Twenty people were killed and 26 injured in a mass shooting in the Texas city of El Paso on Saturday. The shooter is believed to be Patrick Crusius, a 21-year-old man who is in custody.
CCTV images said to be of the gunman and broadcast on US media show a man in a dark T-shirt wearing ear protectors and brandishing an assault-style rifle. Reports indicate that the shooter in the deadly attack this morning issued a manifesto supporting the Christchurch, New Zealand, mosque shooter and saying he was motivated by “the Hispanic invasion of Texas.”

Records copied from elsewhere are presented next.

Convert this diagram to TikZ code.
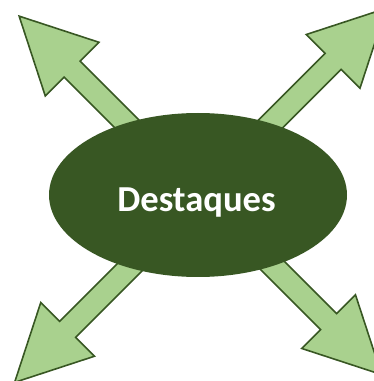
\documentclass[tikz,border=0pt]{standalone}
\usepackage{fontspec}
\setmainfont{Carlito}
\definecolor{darkgreen}{HTML}{385723}
\definecolor{lightgreen}{HTML}{A9D18E}
\tikzset{
  arrowbody/.style={draw=darkgreen, fill=lightgreen, line width=1.6pt, line join=miter},
  bigarrow/.pic={
    \draw[arrowbody] (0,-11.3) -- (#1,-11.3) -- (#1,-38) -- (#1+75,0) -- (#1,38) -- (#1,11.3) -- (0,11.3) -- cycle;
  },
  hubstyle/.style={ellipse, fill=darkgreen, text=white, minimum width=298pt, minimum height=164pt, inner sep=0pt}
}
\usetikzlibrary{shapes.geometric}
\begin{document}
\begin{tikzpicture}[x=1pt,y=1pt]
\useasboundingbox (0,0) rectangle (374,381);
\clip (0,0) rectangle (374,381);
\coordinate (ctop) at (198.75,185.25);
\coordinate (cbot) at (202,186);
\pic[shift={(ctop)}, rotate=135] {bigarrow=179};
\pic[shift={(ctop)}, rotate=45] {bigarrow=190};
\pic[shift={(cbot)}, rotate=225] {bigarrow=190};
\pic[shift={(cbot)}, rotate=315] {bigarrow=179};
\node[hubstyle] (hub) at (198,186) {};
\node[text=white, font=\bfseries\fontsize{36.6}{40}\selectfont, anchor=base, inner sep=0pt] (label) at (196.5,169) {Destaques};
\end{tikzpicture}
\end{document}
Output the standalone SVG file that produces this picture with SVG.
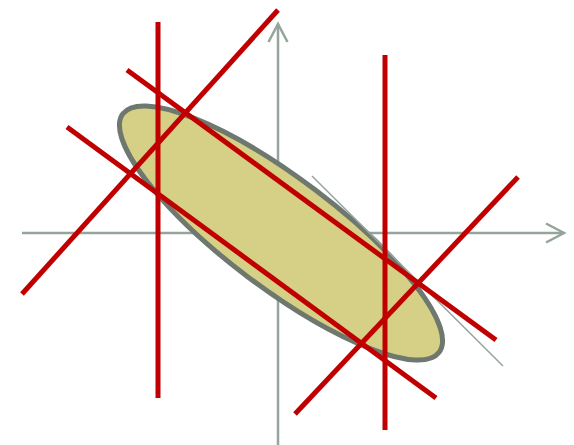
<svg xmlns="http://www.w3.org/2000/svg" width="574" height="445" viewBox="0 0 574 445">
<defs>
<style>
.axis{stroke:#95a59b;stroke-width:2.5;fill:none}
.red{stroke:#c00000;stroke-width:5;fill:none}
.tan{stroke:#95a59b;stroke-width:1.5;fill:none}
</style>
<marker id="arr" viewBox="-20 -12 24 24" markerWidth="24" markerHeight="24" refX="0" refY="0" orient="auto" markerUnits="userSpaceOnUse">
<polyline points="-18,-9.5 0,0 -18,9.5" fill="none" stroke="#95a59b" stroke-width="2.5"/>
</marker>
</defs>
<rect width="574" height="445" fill="#ffffff"/>
<g id="axes">
<line class="axis" x1="22" y1="233" x2="564" y2="233" marker-end="url(#arr)"/>
<line class="axis" x1="278" y1="445" x2="278" y2="24" marker-end="url(#arr)"/>
</g>
<g id="ellipse">
<ellipse cx="281" cy="233" rx="198" ry="55" transform="rotate(37 281 233)" fill="#d5d085" stroke="#6e786f" stroke-width="5"/>
</g>
<g id="connectors">
<line class="tan" x1="312" y1="176" x2="503" y2="366"/>
<line class="red" x1="158" y1="22" x2="158" y2="398"/>
<line class="red" x1="385" y1="55" x2="385" y2="430"/>
<line class="red" x1="22" y1="294" x2="278" y2="10"/>
<line class="red" x1="295" y1="414" x2="518" y2="177"/>
<line class="red" x1="127" y1="70" x2="496" y2="340"/>
<line class="red" x1="67" y1="127" x2="436" y2="398"/>
</g>
</svg>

According to the New York Times, nineteen minutes before the first 911 call alerted the authorities to a mass shooting at a Walmart in El Paso, Tex., a hate-filled, anti-immigrant manifesto appeared online.
It spoke of a “Hispanic invasion of Texas.” It detailed a plan to separate America into territories by race. It warned that white people were being replaced by foreigners.
From New Zealand to Pittsburgh to a synagogue in Poway, Calif., aggrieved white men over the last several months have turned to mass murder in service of hatred against Muslims, immigrants, Jews and others they perceive as threats to the white race.
Earlier this year on Friday, March the 15th, 51 New Zealand Muslims were killed and injured when a white supremacist from Australia opened fire at worshippers in two mosques in the Christchurch city. Several attacks have also targeted Muslims in Quebec, Jews in Pittsburgh, and church in Charleston.